Written problem => Retype all material exactly. Pictures stay out of the copy.

Start of Data extract

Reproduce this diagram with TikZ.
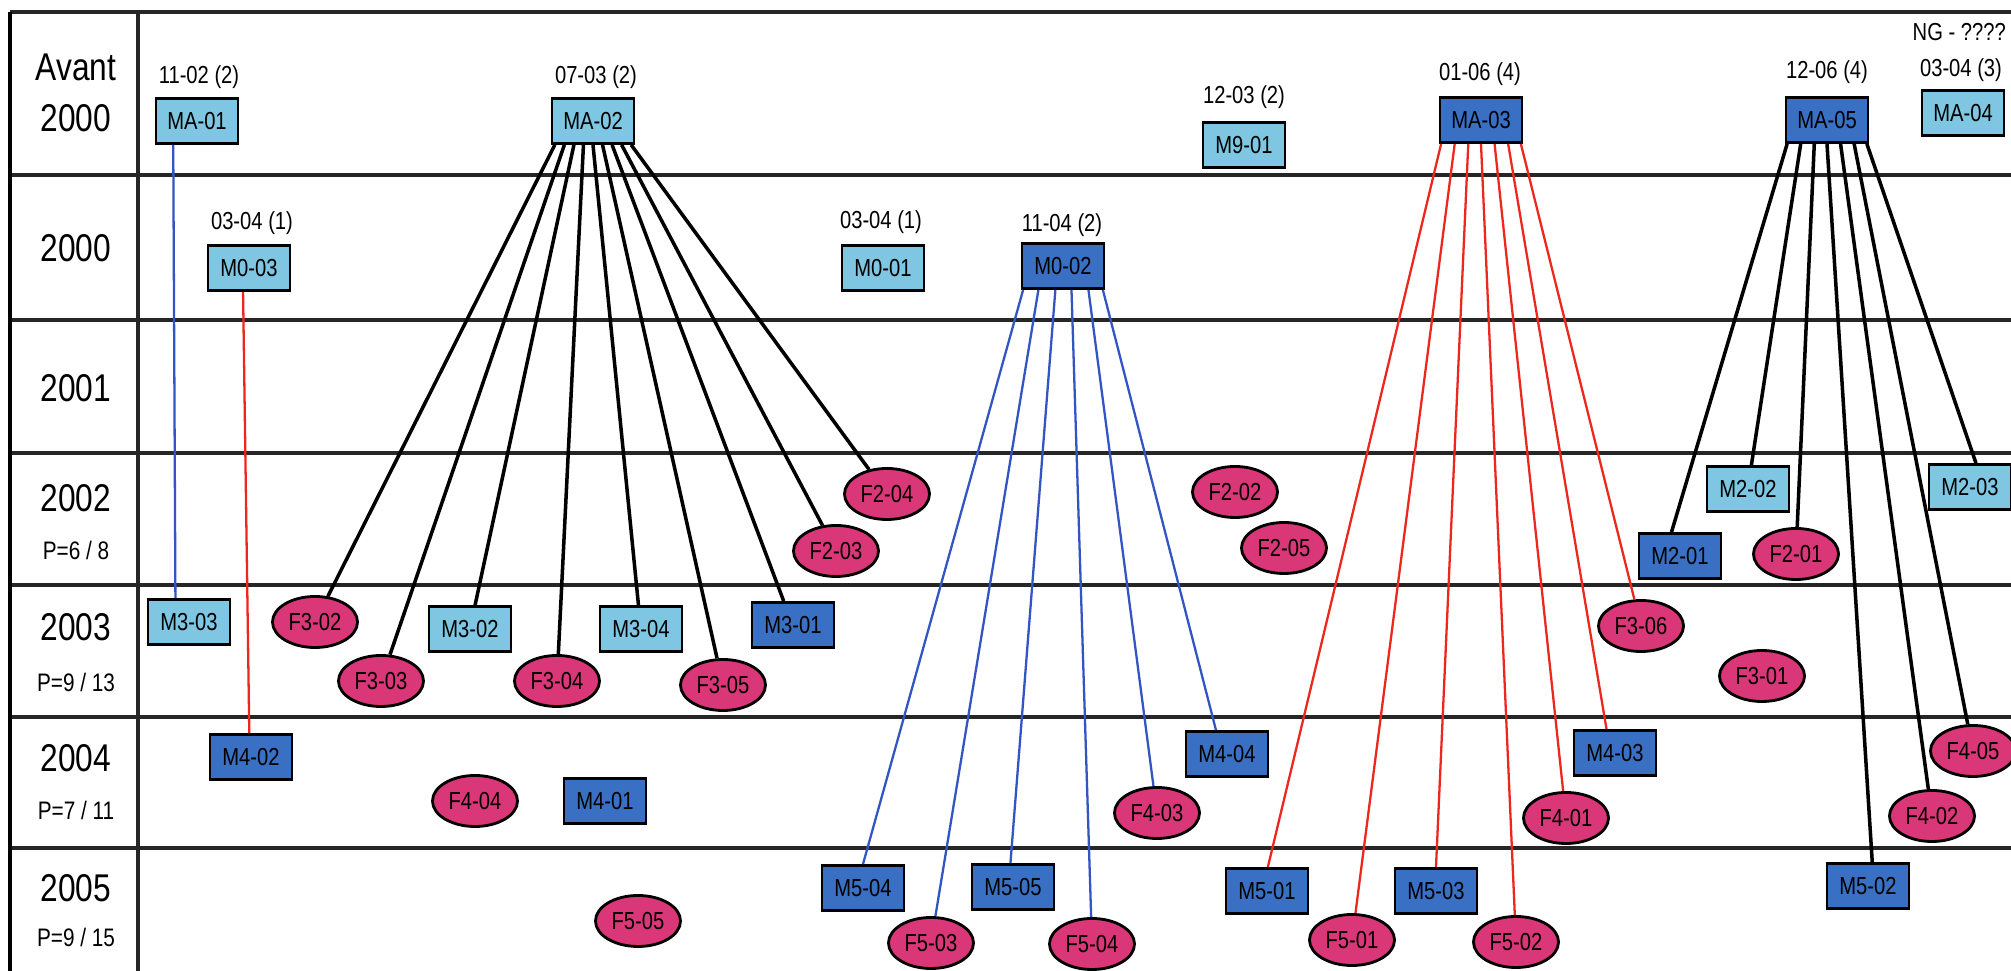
\documentclass[tikz,border=0pt]{standalone}
\usepackage{fontspec}
\setmainfont{Liberation Sans}[FakeStretch=0.82]
\usetikzlibrary{shapes.geometric,calc}
\definecolor{lblue}{RGB}{126,198,226}
\definecolor{dblue}{RGB}{58,112,196}
\definecolor{fpink}{RGB}{218,55,120}
\definecolor{lnblue}{RGB}{50,85,195}
\definecolor{lnred}{RGB}{236,40,30}
\newcommand\cbx[5]{\draw[#1] ($(#2.south west)!#3!(#2.south east)$) -- ($(#4.north west)!#5!(#4.north east)$);}
\newcommand\cel[4]{\draw[#1] ($(#2.south west)!#3!(#2.south east)$) -- (#4);}
\begin{document}
\begin{tikzpicture}[x=0.01cm,y=-0.01cm,
  boxL/.style={draw=black,line width=0.8pt,fill=lblue,minimum width=0.82cm,minimum height=0.45cm,inner sep=0pt,font=\fontsize{7}{8}\selectfont},
  boxD/.style={boxL,fill=dblue},
  fell/.style={ellipse,draw=black,line width=0.8pt,fill=fpink,minimum width=0.85cm,minimum height=0.51cm,inner sep=0pt,font=\fontsize{7}{8}\selectfont},
  dlab/.style={inner sep=0pt,font=\fontsize{7}{8}\selectfont},
  ylab/.style={inner sep=0pt,font=\fontsize{11}{12}\selectfont},
  plab/.style={inner sep=0pt,font=\fontsize{7.2}{8}\selectfont},
  grid/.style={line width=1pt,black!85},
  cblack/.style={line width=1pt,black},
  cblue/.style={line width=0.65pt,lnblue},
  cred/.style={line width=0.65pt,lnred}]
\useasboundingbox (0,0) rectangle (2011,971);
\fill[white] (0,0) rectangle (2011,971);
% grid
\foreach \yy in {12,175,320,453,585,717,848} \draw[grid] (10,\yy) -- (2011,\yy);
\draw[line width=1.2pt] (10,12) -- (10,971);
\draw[grid] (138,12) -- (138,971);
% left column
\node[ylab] (yA) at (76,67) {Avant};
\node[ylab] (y0a) at (76,118) {2000};
\node[ylab] (y0b) at (76,248) {2000};
\node[ylab] (y1) at (76,388) {2001};
\node[ylab] (y2) at (76,498) {2002};
\node[plab] (p2) at (76,550) {P=6 / 8};
\node[ylab] (y3) at (76,627) {2003};
\node[plab] (p3) at (76,682) {P=9 / 13};
\node[ylab] (y4) at (76,758) {2004};
\node[plab] (p4) at (76,810) {P=7 / 11};
\node[ylab] (y5) at (76,888) {2005};
\node[plab] (p5) at (76,937) {P=9 / 15};
% date labels
\node[dlab] (d1) at (199,77) {11-02 (2)};
\node[dlab] (d2) at (596,77) {07-03 (2)};
\node[dlab] (d3) at (252,223) {03-04 (1)};
\node[dlab] (d4) at (881,222) {03-04 (1)};
\node[dlab] (d5) at (1062,225) {11-04 (2)};
\node[dlab] (d6) at (1244,97) {12-03 (2)};
\node[dlab] (d7) at (1480,74) {01-06 (4)};
\node[dlab] (d8) at (1827,72) {12-06 (4)};
\node[dlab,anchor=west] (d9) at (1912,32) {NG - ????};
\node[dlab] (d10) at (1961,70) {03-04 (3)};
% light blue boxes
\node[boxL] (MA01) at (197,121) {MA-01};
\node[boxL] (MA02) at (593,121) {MA-02};
\node[boxL] (M901) at (1244,145) {M9-01};
\node[boxL] (M003) at (249,268) {M0-03};
\node[boxL] (M001) at (883,268) {M0-01};
\node[boxL] (M303) at (189,622) {M3-03};
\node[boxL] (M302) at (470,629) {M3-02};
\node[boxL] (M304) at (641,629) {M3-04};
\node[boxL] (M202) at (1748,489) {M2-02};
\node[boxL] (M203) at (1970,487) {M2-03};
\node[boxL] (MA04) at (1963,113) {MA-04};
% dark blue boxes
\node[boxD] (MA03) at (1481,120) {MA-03};
\node[boxD] (MA05) at (1827,120) {MA-05};
\node[boxD] (M002) at (1063,266) {M0-02};
\node[boxD] (M301) at (793,625) {M3-01};
\node[boxD] (M201) at (1680,556) {M2-01};
\node[boxD] (M402) at (251,757) {M4-02};
\node[boxD] (M401) at (605,801) {M4-01};
\node[boxD] (M404) at (1227,754) {M4-04};
\node[boxD] (M403) at (1615,753) {M4-03};
\node[boxD] (M504) at (863,888) {M5-04};
\node[boxD] (M505) at (1013,887) {M5-05};
\node[boxD] (M501) at (1267,891) {M5-01};
\node[boxD] (M503) at (1436,891) {M5-03};
\node[boxD] (M502) at (1868,886) {M5-02};
% ellipses
\node[fell] (F302) at (315,622) {F3-02};
\node[fell] (F303) at (381,681) {F3-03};
\node[fell] (F304) at (557,681) {F3-04};
\node[fell] (F305) at (723,685) {F3-05};
\node[fell] (F204) at (887,494) {F2-04};
\node[fell] (F203) at (836,551) {F2-03};
\node[fell] (F202) at (1235,492) {F2-02};
\node[fell] (F205) at (1284,548) {F2-05};
\node[fell] (F201) at (1796,554) {F2-01};
\node[fell] (F306) at (1641,626) {F3-06};
\node[fell] (F301) at (1762,676) {F3-01};
\node[fell] (F404) at (475,801) {F4-04};
\node[fell] (F403) at (1157,813) {F4-03};
\node[fell] (F401) at (1566,818) {F4-01};
\node[fell] (F405) at (1973,751) {F4-05};
\node[fell] (F402) at (1932,816) {F4-02};
\node[fell] (F505) at (638,921) {F5-05};
\node[fell] (F503) at (931,943) {F5-03};
\node[fell] (F504) at (1092,944) {F5-04};
\node[fell] (F501) at (1352,940) {F5-01};
\node[fell] (F502) at (1516,942) {F5-02};
% connectors
\cbx{cblue}{MA01}{0.22}{M303}{0.34}
\cbx{cred}{M003}{0.43}{M402}{0.48}
% MA-02
\cel{cblack}{MA02}{0.05}{F302}
\cel{cblack}{MA02}{0.1625}{F303}
\cbx{cblack}{MA02}{0.275}{M302}{0.56}
\cel{cblack}{MA02}{0.3875}{F304}
\cbx{cblack}{MA02}{0.5}{M304}{0.47}
\cel{cblack}{MA02}{0.6125}{F305}
\cbx{cblack}{MA02}{0.725}{M301}{0.39}
\cel{cblack}{MA02}{0.8375}{F203}
\cel{cblack}{MA02}{0.95}{F204}
% M0-02
\cbx{cblue}{M002}{0.03}{M504}{0.5}
\cel{cblue}{M002}{0.21}{F503}
\cbx{cblue}{M002}{0.41}{M505}{0.47}
\cel{cblue}{M002}{0.6}{F504}
\cel{cblue}{M002}{0.8}{F403}
\cbx{cblue}{M002}{0.97}{M404}{0.37}
% MA-03
\cbx{cred}{MA03}{0.03}{M501}{0.51}
\cel{cred}{MA03}{0.19}{F501}
\cbx{cred}{MA03}{0.35}{M503}{0.5}
\cel{cred}{MA03}{0.5}{F502}
\cel{cred}{MA03}{0.66}{F401}
\cbx{cred}{MA03}{0.82}{M403}{0.4}
\cel{cred}{MA03}{0.97}{F306}
% MA-05
\cbx{cblack}{MA05}{0.03}{M201}{0.4}
\cbx{cblack}{MA05}{0.19}{M202}{0.54}
\cel{cblack}{MA05}{0.35}{F201}
\cbx{cblack}{MA05}{0.5}{M502}{0.55}
\cel{cblack}{MA05}{0.66}{F402}
\cel{cblack}{MA05}{0.82}{F405}
\cbx{cblack}{MA05}{0.97}{M203}{0.57}
\end{tikzpicture}
\end{document}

End of Data extract

Written reply =>
Reproduce this diagram with TikZ.
\documentclass[tikz,border=0pt]{standalone}
\usepackage{fontspec}
\setmainfont{Liberation Sans}[FakeStretch=0.82]
\usetikzlibrary{shapes.geometric,calc}
\definecolor{lblue}{RGB}{126,198,226}
\definecolor{dblue}{RGB}{58,112,196}
\definecolor{fpink}{RGB}{218,55,120}
\definecolor{lnblue}{RGB}{50,85,195}
\definecolor{lnred}{RGB}{236,40,30}
\newcommand\cbx[5]{\draw[#1] ($(#2.south west)!#3!(#2.south east)$) -- ($(#4.north west)!#5!(#4.north east)$);}
\newcommand\cel[4]{\draw[#1] ($(#2.south west)!#3!(#2.south east)$) -- (#4);}
\begin{document}
\begin{tikzpicture}[x=0.01cm,y=-0.01cm,
  boxL/.style={draw=black,line width=0.8pt,fill=lblue,minimum width=0.82cm,minimum height=0.45cm,inner sep=0pt,font=\fontsize{7}{8}\selectfont},
  boxD/.style={boxL,fill=dblue},
  fell/.style={ellipse,draw=black,line width=0.8pt,fill=fpink,minimum width=0.85cm,minimum height=0.51cm,inner sep=0pt,font=\fontsize{7}{8}\selectfont},
  dlab/.style={inner sep=0pt,font=\fontsize{7}{8}\selectfont},
  ylab/.style={inner sep=0pt,font=\fontsize{11}{12}\selectfont},
  plab/.style={inner sep=0pt,font=\fontsize{7.2}{8}\selectfont},
  grid/.style={line width=1pt,black!85},
  cblack/.style={line width=1pt,black},
  cblue/.style={line width=0.65pt,lnblue},
  cred/.style={line width=0.65pt,lnred}]
\useasboundingbox (0,0) rectangle (2011,971);
\fill[white] (0,0) rectangle (2011,971);
% grid
\foreach \yy in {12,175,320,453,585,717,848} \draw[grid] (10,\yy) -- (2011,\yy);
\draw[line width=1.2pt] (10,12) -- (10,971);
\draw[grid] (138,12) -- (138,971);
% left column
\node[ylab] (yA) at (76,67) {Avant};
\node[ylab] (y0a) at (76,118) {2000};
\node[ylab] (y0b) at (76,248) {2000};
\node[ylab] (y1) at (76,388) {2001};
\node[ylab] (y2) at (76,498) {2002};
\node[plab] (p2) at (76,550) {P=6 / 8};
\node[ylab] (y3) at (76,627) {2003};
\node[plab] (p3) at (76,682) {P=9 / 13};
\node[ylab] (y4) at (76,758) {2004};
\node[plab] (p4) at (76,810) {P=7 / 11};
\node[ylab] (y5) at (76,888) {2005};
\node[plab] (p5) at (76,937) {P=9 / 15};
% date labels
\node[dlab] (d1) at (199,77) {11-02 (2)};
\node[dlab] (d2) at (596,77) {07-03 (2)};
\node[dlab] (d3) at (252,223) {03-04 (1)};
\node[dlab] (d4) at (881,222) {03-04 (1)};
\node[dlab] (d5) at (1062,225) {11-04 (2)};
\node[dlab] (d6) at (1244,97) {12-03 (2)};
\node[dlab] (d7) at (1480,74) {01-06 (4)};
\node[dlab] (d8) at (1827,72) {12-06 (4)};
\node[dlab,anchor=west] (d9) at (1912,32) {NG - ????};
\node[dlab] (d10) at (1961,70) {03-04 (3)};
% light blue boxes
\node[boxL] (MA01) at (197,121) {MA-01};
\node[boxL] (MA02) at (593,121) {MA-02};
\node[boxL] (M901) at (1244,145) {M9-01};
\node[boxL] (M003) at (249,268) {M0-03};
\node[boxL] (M001) at (883,268) {M0-01};
\node[boxL] (M303) at (189,622) {M3-03};
\node[boxL] (M302) at (470,629) {M3-02};
\node[boxL] (M304) at (641,629) {M3-04};
\node[boxL] (M202) at (1748,489) {M2-02};
\node[boxL] (M203) at (1970,487) {M2-03};
\node[boxL] (MA04) at (1963,113) {MA-04};
% dark blue boxes
\node[boxD] (MA03) at (1481,120) {MA-03};
\node[boxD] (MA05) at (1827,120) {MA-05};
\node[boxD] (M002) at (1063,266) {M0-02};
\node[boxD] (M301) at (793,625) {M3-01};
\node[boxD] (M201) at (1680,556) {M2-01};
\node[boxD] (M402) at (251,757) {M4-02};
\node[boxD] (M401) at (605,801) {M4-01};
\node[boxD] (M404) at (1227,754) {M4-04};
\node[boxD] (M403) at (1615,753) {M4-03};
\node[boxD] (M504) at (863,888) {M5-04};
\node[boxD] (M505) at (1013,887) {M5-05};
\node[boxD] (M501) at (1267,891) {M5-01};
\node[boxD] (M503) at (1436,891) {M5-03};
\node[boxD] (M502) at (1868,886) {M5-02};
% ellipses
\node[fell] (F302) at (315,622) {F3-02};
\node[fell] (F303) at (381,681) {F3-03};
\node[fell] (F304) at (557,681) {F3-04};
\node[fell] (F305) at (723,685) {F3-05};
\node[fell] (F204) at (887,494) {F2-04};
\node[fell] (F203) at (836,551) {F2-03};
\node[fell] (F202) at (1235,492) {F2-02};
\node[fell] (F205) at (1284,548) {F2-05};
\node[fell] (F201) at (1796,554) {F2-01};
\node[fell] (F306) at (1641,626) {F3-06};
\node[fell] (F301) at (1762,676) {F3-01};
\node[fell] (F404) at (475,801) {F4-04};
\node[fell] (F403) at (1157,813) {F4-03};
\node[fell] (F401) at (1566,818) {F4-01};
\node[fell] (F405) at (1973,751) {F4-05};
\node[fell] (F402) at (1932,816) {F4-02};
\node[fell] (F505) at (638,921) {F5-05};
\node[fell] (F503) at (931,943) {F5-03};
\node[fell] (F504) at (1092,944) {F5-04};
\node[fell] (F501) at (1352,940) {F5-01};
\node[fell] (F502) at (1516,942) {F5-02};
% connectors
\cbx{cblue}{MA01}{0.22}{M303}{0.34}
\cbx{cred}{M003}{0.43}{M402}{0.48}
% MA-02
\cel{cblack}{MA02}{0.05}{F302}
\cel{cblack}{MA02}{0.1625}{F303}
\cbx{cblack}{MA02}{0.275}{M302}{0.56}
\cel{cblack}{MA02}{0.3875}{F304}
\cbx{cblack}{MA02}{0.5}{M304}{0.47}
\cel{cblack}{MA02}{0.6125}{F305}
\cbx{cblack}{MA02}{0.725}{M301}{0.39}
\cel{cblack}{MA02}{0.8375}{F203}
\cel{cblack}{MA02}{0.95}{F204}
% M0-02
\cbx{cblue}{M002}{0.03}{M504}{0.5}
\cel{cblue}{M002}{0.21}{F503}
\cbx{cblue}{M002}{0.41}{M505}{0.47}
\cel{cblue}{M002}{0.6}{F504}
\cel{cblue}{M002}{0.8}{F403}
\cbx{cblue}{M002}{0.97}{M404}{0.37}
% MA-03
\cbx{cred}{MA03}{0.03}{M501}{0.51}
\cel{cred}{MA03}{0.19}{F501}
\cbx{cred}{MA03}{0.35}{M503}{0.5}
\cel{cred}{MA03}{0.5}{F502}
\cel{cred}{MA03}{0.66}{F401}
\cbx{cred}{MA03}{0.82}{M403}{0.4}
\cel{cred}{MA03}{0.97}{F306}
% MA-05
\cbx{cblack}{MA05}{0.03}{M201}{0.4}
\cbx{cblack}{MA05}{0.19}{M202}{0.54}
\cel{cblack}{MA05}{0.35}{F201}
\cbx{cblack}{MA05}{0.5}{M502}{0.55}
\cel{cblack}{MA05}{0.66}{F402}
\cel{cblack}{MA05}{0.82}{F405}
\cbx{cblack}{MA05}{0.97}{M203}{0.57}
\end{tikzpicture}
\end{document}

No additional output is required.